GOAL OF THE EXERCISE. From the first line of the listing below to the line with "11.8, 11.3, 10.9];", print each line exactly, and nothing more. Leave out the pictures.
— START OF MATERIAL PROVIDED —
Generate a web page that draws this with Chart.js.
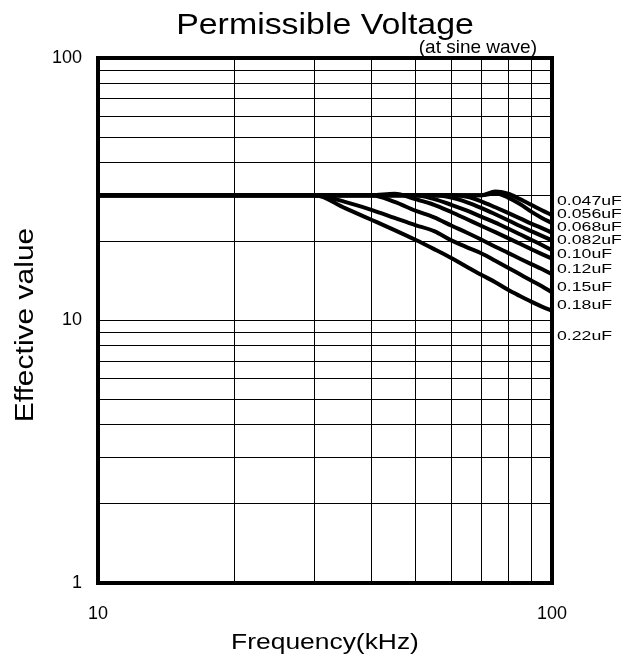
<!DOCTYPE html>
<html>
<head>
<meta charset="utf-8">
<script src="https://cdn.jsdelivr.net/npm/chart.js@4/dist/chart.umd.min.js"></script>
<style>
  html, body { margin: 0; padding: 0; background: #fff; }
  #wrap { width: 630px; height: 659px; }
</style>
</head>
<body>
<div id="wrap"><canvas id="pv" width="630" height="659"></canvas></div>
<script>
// frequency grid (kHz) shared by all curves
var freq = [10, 30, 35, 40, 45, 50, 55, 60, 65, 70, 75, 80, 85, 90, 95, 100];

var capLabels = ["0.047uF", "0.056uF", "0.068uF", "0.082uF", "0.10uF", "0.12uF", "0.15uF", "0.18uF", "0.22uF"];

// permissible voltage (Vrms) per capacitance
var v047 = [30, 30, 30, 30, 30, 30, 30, 30, 30, 30, 31.0, 30.4, 29.0, 27.6, 26.3, 25.2];
var v056 = [30, 30, 30, 30, 30, 30, 30, 30, 30, 30, 30.5, 29.4, 27.8, 26.0, 24.6, 23.5];
var v068 = [30, 30, 30, 30, 30, 30, 30, 30, 29.6, 28.4, 27.0, 25.7, 24.5, 23.4, 22.5, 21.6];
var v082 = [30, 30, 30, 30, 30, 30, 30, 29.4, 28.2, 26.8, 25.4, 24.1, 22.9, 21.9, 21.0, 20.2];
var v10  = [30, 30, 30, 30, 30, 30, 29.0, 27.6, 26.2, 24.8, 23.6, 22.4, 21.3, 20.3, 19.4, 18.5];
var v12  = [30, 30, 30, 30, 30.4, 29.0, 27.6, 25.9, 24.3, 22.9, 21.7, 20.6, 19.6, 18.7, 17.9, 17.2];
var v15  = [30, 30, 30, 30, 28.3, 26.2, 24.7, 23.0, 21.6, 20.3, 19.1, 18.1, 17.2, 16.4, 15.7, 15.0];
var v18  = [30, 30, 28.3, 26.4, 24.6, 23.1, 21.9, 20.2, 19.0, 18.0, 16.9, 15.9, 15.0, 14.2, 13.5, 12.8];
var v22  = [30, 30, 26.8, 24.2, 22.1, 20.3, 18.7, 17.3, 16.0, 14.9, 14.0, 13.1, 12.4, 11.8, 11.3, 10.9];

// voltage level where each curve label sits at the right edge
var labelAt = [28.3, 25.4, 22.7, 20.1, 17.9, 15.7, 13.4, 11.4, 8.7];

var xTicks = [10, 20, 30, 40, 50, 60, 70, 80, 90, 100];
var yTicks = [1, 2, 3, 4, 5, 6, 7, 8, 9, 10, 20, 30, 40, 50, 60, 70, 80, 90, 100];
var xShown = [10, 100];
var yShown = [1, 10, 100];

var FONT = "'Liberation Sans', Arial, sans-serif";

function toPoints(vals) {
    return freq.map(function(f, i) { return { x: f, y: vals[i] }; });
}

function stretchText(ctx, txt, x, y, sx, align) {
    ctx.save();
    ctx.translate(x, y);
    ctx.scale(sx, 1);
    ctx.textAlign = align;
    ctx.fillText(txt, 0, 0);
    ctx.restore();
}

var series = [v047, v056, v068, v082, v10, v12, v15, v18, v22];

var decor = {
    id: "decor",
    afterDatasetsDraw: function(chart) {
        var ctx = chart.ctx, a = chart.chartArea;
        ctx.save();
        ctx.strokeStyle = "#000";
        ctx.lineWidth = 4;
        ctx.strokeRect(a.left, a.top, a.right - a.left, a.bottom - a.top);
        ctx.restore();
    },
    afterDraw: function(chart) {
        var ctx = chart.ctx, a = chart.chartArea;
        var ys = chart.scales.y;
        ctx.save();
        ctx.fillStyle = "#000";
        ctx.textBaseline = "alphabetic";

        ctx.font = "30px " + FONT;
        stretchText(ctx, "Permissible Voltage", (a.left + a.right) / 2, 34, 1.13, "center");

        ctx.font = "19px " + FONT;
        stretchText(ctx, "(at sine wave)", 537, 53, 1.0, "right");

        ctx.font = "22px " + FONT;
        stretchText(ctx, "Frequency(kHz)", (a.left + a.right) / 2, 649, 1.2, "center");

        ctx.save();
        ctx.translate(33, 325);
        ctx.rotate(-Math.PI / 2);
        ctx.font = "25px " + FONT;
        stretchText(ctx, "Effective value", 0, 0, 1.2, "center");
        ctx.restore();

        // curve labels
        ctx.font = "13px " + FONT;
        ctx.textBaseline = "middle";
        capLabels.forEach(function(lbl, i) {
            stretchText(ctx, lbl, a.right + 5, ys.getPixelForValue(labelAt[i]), 1.36, "left");
        });
        ctx.restore();
    }
};

new Chart(document.getElementById("pv"), {
    type: "line",
    data: {
        datasets: series.map(function(s, i) {
            return {
                label: capLabels[i],
                data: toPoints(s),
                borderColor: "#000",
                borderWidth: 4,
                pointRadius: 0,
                fill: false,
                cubicInterpolationMode: "monotone"
            };
        })
    },
    options: {
        responsive: false,
        devicePixelRatio: 1,
        animation: false,
        layout: { padding: { top: 58, right: 78, left: 0, bottom: 0 } },
        plugins: {
            legend: { display: false },
            tooltip: { enabled: false },
            title: { display: false }
        },
        scales: {
            x: {
                type: "logarithmic",
                min: 10,
                max: 100,
                afterBuildTicks: function(scale) {
                    scale.ticks = xTicks.map(function(v) { return { value: v }; });
                },
                afterFit: function(scale) { scale.height = 76; },
                ticks: {
                    autoSkip: false,
                    maxRotation: 0,
                    padding: 20,
                    color: "#000",
                    font: { family: FONT, size: 18 },
                    callback: function(v) { return xShown.indexOf(v) >= 0 ? String(v) : ""; }
                },
                grid: { color: "#000", lineWidth: 1, drawTicks: false },
                border: { display: false }
            },
            y: {
                type: "logarithmic",
                min: 1,
                max: 100,
                afterBuildTicks: function(scale) {
                    scale.ticks = yTicks.map(function(v) { return { value: v }; });
                },
                afterFit: function(scale) { scale.width = 98; },
                ticks: {
                    autoSkip: false,
                    padding: 16,
                    color: "#000",
                    font: { family: FONT, size: 18 },
                    callback: function(v) { return yShown.indexOf(v) >= 0 ? String(v) : ""; }
                },
                grid: { color: "#000", lineWidth: 1, drawTicks: false },
                border: { display: false }
            }
        }
    },
    plugins: [decor]
});
</script>
</body>
</html>
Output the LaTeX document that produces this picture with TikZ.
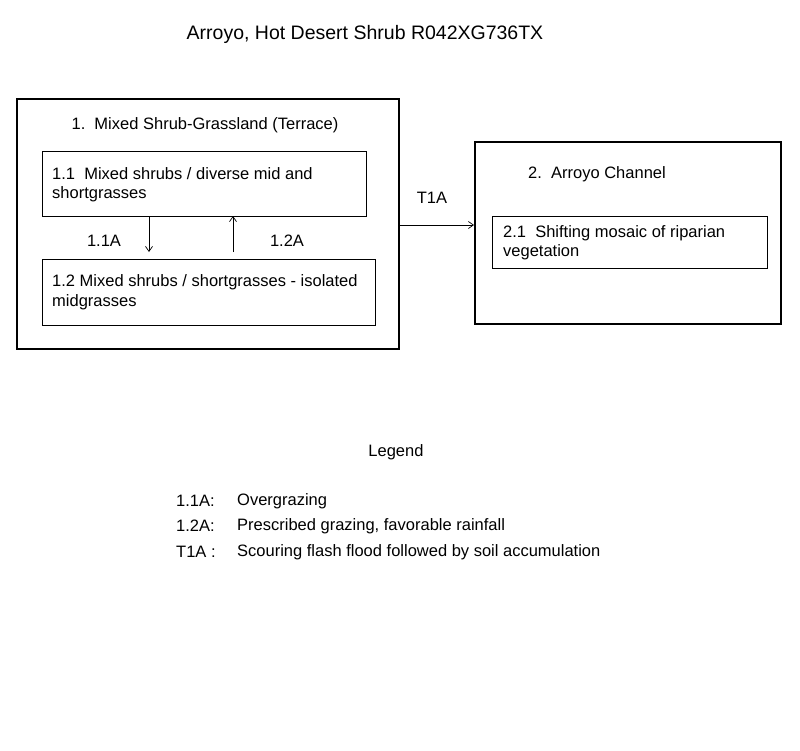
— END OF MATERIAL PROVIDED —
FINISHED TASK.
Generate a web page that draws this with Chart.js.
<!DOCTYPE html>
<html>
<head>
<meta charset="utf-8">
<script src="https://cdn.jsdelivr.net/npm/chart.js@4/dist/chart.umd.min.js"></script>
<style>
  html, body { margin: 0; padding: 0; background: #fff; }
  #wrap { width: 630px; height: 659px; }
</style>
</head>
<body>
<div id="wrap"><canvas id="pv" width="630" height="659"></canvas></div>
<script>
// frequency grid (kHz) shared by all curves
var freq = [10, 30, 35, 40, 45, 50, 55, 60, 65, 70, 75, 80, 85, 90, 95, 100];

var capLabels = ["0.047uF", "0.056uF", "0.068uF", "0.082uF", "0.10uF", "0.12uF", "0.15uF", "0.18uF", "0.22uF"];

// permissible voltage (Vrms) per capacitance
var v047 = [30, 30, 30, 30, 30, 30, 30, 30, 30, 30, 31.0, 30.4, 29.0, 27.6, 26.3, 25.2];
var v056 = [30, 30, 30, 30, 30, 30, 30, 30, 30, 30, 30.5, 29.4, 27.8, 26.0, 24.6, 23.5];
var v068 = [30, 30, 30, 30, 30, 30, 30, 30, 29.6, 28.4, 27.0, 25.7, 24.5, 23.4, 22.5, 21.6];
var v082 = [30, 30, 30, 30, 30, 30, 30, 29.4, 28.2, 26.8, 25.4, 24.1, 22.9, 21.9, 21.0, 20.2];
var v10  = [30, 30, 30, 30, 30, 30, 29.0, 27.6, 26.2, 24.8, 23.6, 22.4, 21.3, 20.3, 19.4, 18.5];
var v12  = [30, 30, 30, 30, 30.4, 29.0, 27.6, 25.9, 24.3, 22.9, 21.7, 20.6, 19.6, 18.7, 17.9, 17.2];
var v15  = [30, 30, 30, 30, 28.3, 26.2, 24.7, 23.0, 21.6, 20.3, 19.1, 18.1, 17.2, 16.4, 15.7, 15.0];
var v18  = [30, 30, 28.3, 26.4, 24.6, 23.1, 21.9, 20.2, 19.0, 18.0, 16.9, 15.9, 15.0, 14.2, 13.5, 12.8];
var v22  = [30, 30, 26.8, 24.2, 22.1, 20.3, 18.7, 17.3, 16.0, 14.9, 14.0, 13.1, 12.4, 11.8, 11.3, 10.9];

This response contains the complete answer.